Goal of the exercise » Output the material word for word. Leave each picture out.
===== Data excerpt
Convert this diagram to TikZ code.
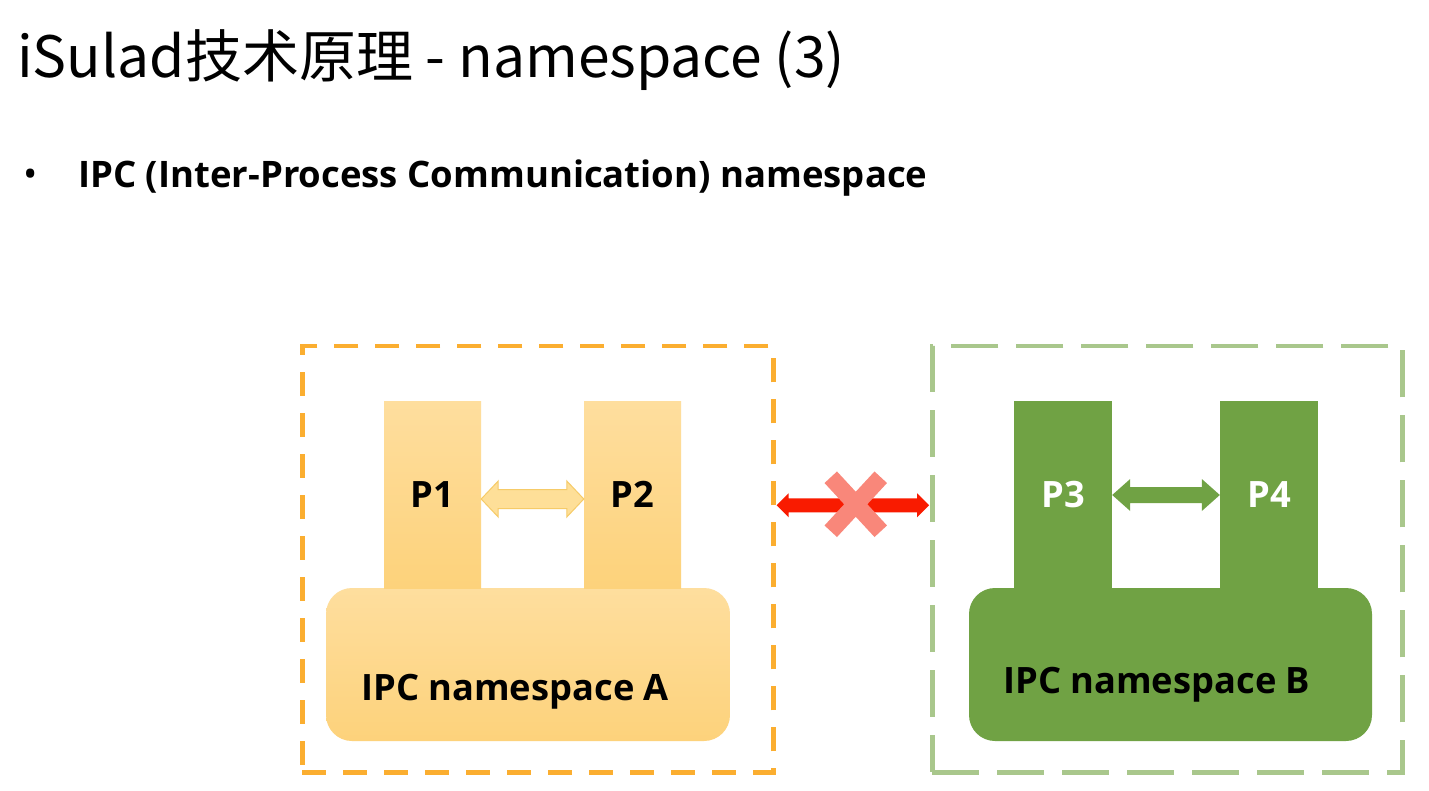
\documentclass[tikz,border=0pt]{standalone}
\usepackage{fontspec}
\setmainfont{Open Sans}
\newfontfamily\cjk{Noto Sans CJK SC}
\usetikzlibrary{calc}
\definecolor{orangedash}{HTML}{FBAE30}
\definecolor{greendash}{HTML}{A9C78C}
\definecolor{ytop}{HTML}{FEDE9E}
\definecolor{ybot}{HTML}{FDD27B}
\definecolor{gfill}{HTML}{70A244}
\definecolor{redarr}{HTML}{F91B00}
\definecolor{crossc}{HTML}{F9877A}
\definecolor{yarrfill}{HTML}{FEDF98}
\definecolor{yarrline}{HTML}{F6CB68}
\newcommand\dblarrow[6]{%
 \path[#1] let \p1=(#2), \p2=(#3) in
 (\x1,\y1) -- (\x1+#6pt,\y1+#5pt) -- (\x1+#6pt,\y1+#4pt) -- (\x2-#6pt,\y2+#4pt) -- (\x2-#6pt,\y2+#5pt) -- (\x2,\y2) -- (\x2-#6pt,\y2-#5pt) -- (\x2-#6pt,\y2-#4pt) -- (\x1+#6pt,\y1-#4pt) -- (\x1+#6pt,\y1-#5pt) -- cycle;}
\begin{document}
\begin{tikzpicture}[x=1pt,y=-1pt,
  lbl/.style={font=\bfseries\fontsize{36.3}{40}\selectfont, inner sep=0pt},
  boxa/.style={draw=orangedash, line width=4.5pt, dash pattern=on 24pt off 17pt, minimum width=471pt, minimum height=426pt, anchor=north west, inner sep=0pt},
  boxb/.style={draw=greendash, line width=4.5pt, dash pattern=on 47pt off 18pt, minimum width=470pt, minimum height=426pt, anchor=north west, inner sep=0pt},
  yproc/.style={top color=ytop, bottom color=ybot, minimum width=97pt, minimum height=187pt, inner sep=0pt, lbl},
  gproc/.style={fill=gfill, minimum width=98pt, minimum height=187pt, inner sep=0pt, lbl, text=white},
  ybase/.style={top color=ytop, bottom color=ybot, rounded corners=26pt, minimum width=404pt, minimum height=153pt, inner sep=0pt},
  gbase/.style={fill=gfill, rounded corners=26pt, minimum width=403pt, minimum height=153pt, inner sep=0pt},
  yarrow/.style={fill=yarrfill, draw=yarrline, line width=1pt},
  garrow/.style={fill=gfill},
  rarrow/.style={fill=redarr},
  crossline/.style={draw=crossc, line width=17pt}
]
\useasboundingbox (0,0) rectangle (1429,791);
\fill[white] (0,0) rectangle (1429,791);

\node[anchor=base west, inner sep=0pt, font=\cjk\fontsize{57}{66}\selectfont] (title) at (17,78) {iSulad技术原理 - namespace (3)};
\node[anchor=base, inner sep=0pt, font=\fontsize{38}{40}\selectfont] (bullet) at (31,188) {•};
\node[anchor=base west, inner sep=0pt, font=\bfseries\fontsize{36.5}{40}\selectfont] (sub) at (78,188) {IPC (Inter-Process Communication) namespace};

\node[boxa] (boxA) at (300,344) {};
\node[boxb] (boxB) at (930,344) {};

% namespace A
\node[ybase] (baseA) at (528,664.5) {};
\node[yproc] (p1) at (432.5,494.5) {P1};
\node[yproc] (p2) at (632.5,494.5) {P2};
\node[lbl, anchor=base west] (labA) at (361,700) {IPC namespace A};

% namespace B
\node[gbase] (baseB) at (1170.5,664.5) {};
\node[gproc] (p3) at (1063,494.5) {P3};
\node[gproc] (p4) at (1269,494.5) {P4};
\node[lbl, anchor=base west] (labB) at (1003,693) {IPC namespace B};

% arrows
\dblarrow{yarrow}{$(p1.east)+(0,4.5)$}{$(p2.west)+(0,4.5)$}{9.5}{18}{17}
\dblarrow{garrow}{$(p3.east)+(0,0.5)$}{$(p4.west)+(0,0.5)$}{8}{16}{18}
\dblarrow{rarrow}{$(boxA.east)+(1,-54)$}{$(boxB.west)+(-1,-54)$}{7}{12}{12}

% cross
\coordinate (xc) at ($(boxA.east)!0.5!(boxB.west)+(3,-55)$);
\draw[crossline] ($(xc)+(-25,-27)$) -- ($(xc)+(25,27)$);
\draw[crossline] ($(xc)+(25,-27)$) -- ($(xc)+(-25,27)$);
\end{tikzpicture}
\end{document}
==========
Full output »
Convert this diagram to TikZ code.
\documentclass[tikz,border=0pt]{standalone}
\usepackage{fontspec}
\setmainfont{Open Sans}
\newfontfamily\cjk{Noto Sans CJK SC}
\usetikzlibrary{calc}
\definecolor{orangedash}{HTML}{FBAE30}
\definecolor{greendash}{HTML}{A9C78C}
\definecolor{ytop}{HTML}{FEDE9E}
\definecolor{ybot}{HTML}{FDD27B}
\definecolor{gfill}{HTML}{70A244}
\definecolor{redarr}{HTML}{F91B00}
\definecolor{crossc}{HTML}{F9877A}
\definecolor{yarrfill}{HTML}{FEDF98}
\definecolor{yarrline}{HTML}{F6CB68}
\newcommand\dblarrow[6]{%
 \path[#1] let \p1=(#2), \p2=(#3) in
 (\x1,\y1) -- (\x1+#6pt,\y1+#5pt) -- (\x1+#6pt,\y1+#4pt) -- (\x2-#6pt,\y2+#4pt) -- (\x2-#6pt,\y2+#5pt) -- (\x2,\y2) -- (\x2-#6pt,\y2-#5pt) -- (\x2-#6pt,\y2-#4pt) -- (\x1+#6pt,\y1-#4pt) -- (\x1+#6pt,\y1-#5pt) -- cycle;}
\begin{document}
\begin{tikzpicture}[x=1pt,y=-1pt,
  lbl/.style={font=\bfseries\fontsize{36.3}{40}\selectfont, inner sep=0pt},
  boxa/.style={draw=orangedash, line width=4.5pt, dash pattern=on 24pt off 17pt, minimum width=471pt, minimum height=426pt, anchor=north west, inner sep=0pt},
  boxb/.style={draw=greendash, line width=4.5pt, dash pattern=on 47pt off 18pt, minimum width=470pt, minimum height=426pt, anchor=north west, inner sep=0pt},
  yproc/.style={top color=ytop, bottom color=ybot, minimum width=97pt, minimum height=187pt, inner sep=0pt, lbl},
  gproc/.style={fill=gfill, minimum width=98pt, minimum height=187pt, inner sep=0pt, lbl, text=white},
  ybase/.style={top color=ytop, bottom color=ybot, rounded corners=26pt, minimum width=404pt, minimum height=153pt, inner sep=0pt},
  gbase/.style={fill=gfill, rounded corners=26pt, minimum width=403pt, minimum height=153pt, inner sep=0pt},
  yarrow/.style={fill=yarrfill, draw=yarrline, line width=1pt},
  garrow/.style={fill=gfill},
  rarrow/.style={fill=redarr},
  crossline/.style={draw=crossc, line width=17pt}
]
\useasboundingbox (0,0) rectangle (1429,791);
\fill[white] (0,0) rectangle (1429,791);

\node[anchor=base west, inner sep=0pt, font=\cjk\fontsize{57}{66}\selectfont] (title) at (17,78) {iSulad技术原理 - namespace (3)};
\node[anchor=base, inner sep=0pt, font=\fontsize{38}{40}\selectfont] (bullet) at (31,188) {•};
\node[anchor=base west, inner sep=0pt, font=\bfseries\fontsize{36.5}{40}\selectfont] (sub) at (78,188) {IPC (Inter-Process Communication) namespace};

\node[boxa] (boxA) at (300,344) {};
\node[boxb] (boxB) at (930,344) {};

% namespace A
\node[ybase] (baseA) at (528,664.5) {};
\node[yproc] (p1) at (432.5,494.5) {P1};
\node[yproc] (p2) at (632.5,494.5) {P2};
\node[lbl, anchor=base west] (labA) at (361,700) {IPC namespace A};

% namespace B
\node[gbase] (baseB) at (1170.5,664.5) {};
\node[gproc] (p3) at (1063,494.5) {P3};
\node[gproc] (p4) at (1269,494.5) {P4};
\node[lbl, anchor=base west] (labB) at (1003,693) {IPC namespace B};

% arrows
\dblarrow{yarrow}{$(p1.east)+(0,4.5)$}{$(p2.west)+(0,4.5)$}{9.5}{18}{17}
\dblarrow{garrow}{$(p3.east)+(0,0.5)$}{$(p4.west)+(0,0.5)$}{8}{16}{18}
\dblarrow{rarrow}{$(boxA.east)+(1,-54)$}{$(boxB.west)+(-1,-54)$}{7}{12}{12}

% cross
\coordinate (xc) at ($(boxA.east)!0.5!(boxB.west)+(3,-55)$);
\draw[crossline] ($(xc)+(-25,-27)$) -- ($(xc)+(25,27)$);
\draw[crossline] ($(xc)+(25,-27)$) -- ($(xc)+(-25,27)$);
\end{tikzpicture}
\end{document}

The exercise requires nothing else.